Why should he be so dishonored now? Fourth, we are still unsure as to whether this crime was premeditated. Perhaps most importantly, an honor killing necessitates an accepted, even if informal, code of honor that exists to legitimate murder and rewards it with honor (Wikan 2008: 248). We cannot establish that such a code existed in this case. The case of Aasiya Hassan reminds us the danger in concluding that a murder is an honor killing, even when it occurs among Muslims, even when there are good grounds that the perpetrator felt disgraced, and even when the victim did something that transgressed sexual norms.

It seems that media reports labeled this incident an honor killing not because of the specific dynamics of the crime but because of the perpetrator and victim’s nationalities and religion. In short, those who wish to remove the demarcation between “honor killing” and domestic violence point to a double standard fueled by a Culture Clash and Culture talk logic. Western media gives a disproportional amount of attention to intimate partner violence in immigrant communities by labeling them as a uniquely disturbing phenomenon, “honor killings. Even though rates of rape, sexual harassment, and inter-family murder are staggeringly high in the “West,” the media singles out Muslim and other immigrant communities for perpetrating these types of crimes, thereby ignoring the whole truth concerning violence against women. This seeming hypocrisy has led many to question the term “honor killing. ” A few months back ,The National Commission for Women in India has recommended removal of the word ‘honor’ from honor killing while describing crimes when a person is killed to save a family’s ‘honor’.

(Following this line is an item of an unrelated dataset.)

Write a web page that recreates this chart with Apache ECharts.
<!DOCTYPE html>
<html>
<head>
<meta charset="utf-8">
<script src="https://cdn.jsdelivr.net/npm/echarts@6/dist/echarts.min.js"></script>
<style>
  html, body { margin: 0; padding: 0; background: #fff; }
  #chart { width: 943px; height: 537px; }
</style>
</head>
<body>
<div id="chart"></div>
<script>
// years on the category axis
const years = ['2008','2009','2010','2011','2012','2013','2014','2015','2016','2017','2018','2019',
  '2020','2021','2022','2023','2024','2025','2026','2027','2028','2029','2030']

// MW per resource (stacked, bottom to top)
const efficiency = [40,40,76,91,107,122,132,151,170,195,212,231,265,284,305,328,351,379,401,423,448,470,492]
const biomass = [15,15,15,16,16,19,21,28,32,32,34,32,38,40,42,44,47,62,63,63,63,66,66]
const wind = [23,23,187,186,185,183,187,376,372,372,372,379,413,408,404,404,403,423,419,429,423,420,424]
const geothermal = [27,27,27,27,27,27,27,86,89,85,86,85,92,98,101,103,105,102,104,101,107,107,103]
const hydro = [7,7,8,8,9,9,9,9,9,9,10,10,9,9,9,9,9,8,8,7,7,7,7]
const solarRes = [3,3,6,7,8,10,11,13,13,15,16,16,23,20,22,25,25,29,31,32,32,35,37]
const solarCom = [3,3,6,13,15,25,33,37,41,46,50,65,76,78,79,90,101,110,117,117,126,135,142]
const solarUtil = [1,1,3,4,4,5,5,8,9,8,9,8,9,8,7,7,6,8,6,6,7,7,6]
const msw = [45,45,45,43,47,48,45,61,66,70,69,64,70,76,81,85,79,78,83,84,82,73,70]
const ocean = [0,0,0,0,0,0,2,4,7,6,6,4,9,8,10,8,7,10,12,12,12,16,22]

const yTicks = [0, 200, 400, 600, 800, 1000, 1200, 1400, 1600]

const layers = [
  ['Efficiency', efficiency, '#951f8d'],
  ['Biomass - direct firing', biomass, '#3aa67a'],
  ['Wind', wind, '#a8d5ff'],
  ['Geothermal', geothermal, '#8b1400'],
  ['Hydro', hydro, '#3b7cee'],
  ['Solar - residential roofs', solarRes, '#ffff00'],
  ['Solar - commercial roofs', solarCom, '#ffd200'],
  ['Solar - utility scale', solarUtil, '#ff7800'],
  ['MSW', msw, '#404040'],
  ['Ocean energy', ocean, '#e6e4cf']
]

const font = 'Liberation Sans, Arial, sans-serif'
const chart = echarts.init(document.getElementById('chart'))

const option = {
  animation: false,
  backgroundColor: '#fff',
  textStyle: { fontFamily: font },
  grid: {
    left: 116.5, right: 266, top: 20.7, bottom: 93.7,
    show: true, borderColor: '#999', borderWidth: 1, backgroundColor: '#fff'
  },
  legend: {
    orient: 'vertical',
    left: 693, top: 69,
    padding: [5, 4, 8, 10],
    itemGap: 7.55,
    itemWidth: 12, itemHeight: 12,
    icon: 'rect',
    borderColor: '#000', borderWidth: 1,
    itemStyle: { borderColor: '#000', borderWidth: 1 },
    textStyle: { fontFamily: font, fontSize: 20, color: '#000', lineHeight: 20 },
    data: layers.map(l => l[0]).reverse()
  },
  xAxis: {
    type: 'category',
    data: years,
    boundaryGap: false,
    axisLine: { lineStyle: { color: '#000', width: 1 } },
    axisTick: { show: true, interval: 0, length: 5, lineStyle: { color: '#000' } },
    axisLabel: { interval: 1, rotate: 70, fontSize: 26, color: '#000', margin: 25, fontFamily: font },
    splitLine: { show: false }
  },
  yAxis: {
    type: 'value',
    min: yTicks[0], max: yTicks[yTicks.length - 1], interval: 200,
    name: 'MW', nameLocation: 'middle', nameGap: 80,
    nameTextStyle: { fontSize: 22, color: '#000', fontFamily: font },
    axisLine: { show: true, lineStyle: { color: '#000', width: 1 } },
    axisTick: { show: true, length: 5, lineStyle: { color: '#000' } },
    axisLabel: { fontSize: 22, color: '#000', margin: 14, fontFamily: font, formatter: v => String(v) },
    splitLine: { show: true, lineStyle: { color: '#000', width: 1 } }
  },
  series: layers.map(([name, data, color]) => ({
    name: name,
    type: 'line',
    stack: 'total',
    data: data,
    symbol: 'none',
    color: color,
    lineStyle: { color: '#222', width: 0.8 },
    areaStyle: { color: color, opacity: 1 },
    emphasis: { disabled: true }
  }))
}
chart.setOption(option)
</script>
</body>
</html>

The NCW’s recommendation came after an inquiry into the hurried cremation of a girl by her family in a Greater Noida village mid-June. The girl, studying in a Bulandshahr college, had eloped twice from her home in Bhaipur-Brahampur village, police said. On June 15, her family members cremated her. Police suspected it was a case of honor killing. The NCW team said neither an FIR nor a complaint was registered in the case. The team suggested criminal prosecution against lawyers even remotely connected with defending the accused. It also noted that such cases were increasing.

In its recommendations, the inquiry committee, headed by NCW member Charu Wali Khanna, said, “The usage of the word (honor) has a tendency to rationalize and legitimize the motive of the crime by creating a false notion that the crime has been committed to save the ‘honor’ of the family. Thus implying society is bound by tradition to protect this violation of tradition. The NCW suggested special provisions/ chapter in the Indian Penal Code to prevent such crimes. Recommendations What can we do to prevent such a thing from happening? Firstly, the mentality of the people has to change.

And when we say that the mentality has to change, we mean to say that parents should accept their children’s wishes regarding marriage as it is they who have to lead a life with their life partners and if they are not satisfied with their life partner then they will lead a horrible married life which might even end in suicide. Secondly, we need to have stricter laws to tackle these kinds of killings as this is a crime which cannot be pardoned because. Humans do not have the right to write down death sentences of innocent fellow humans.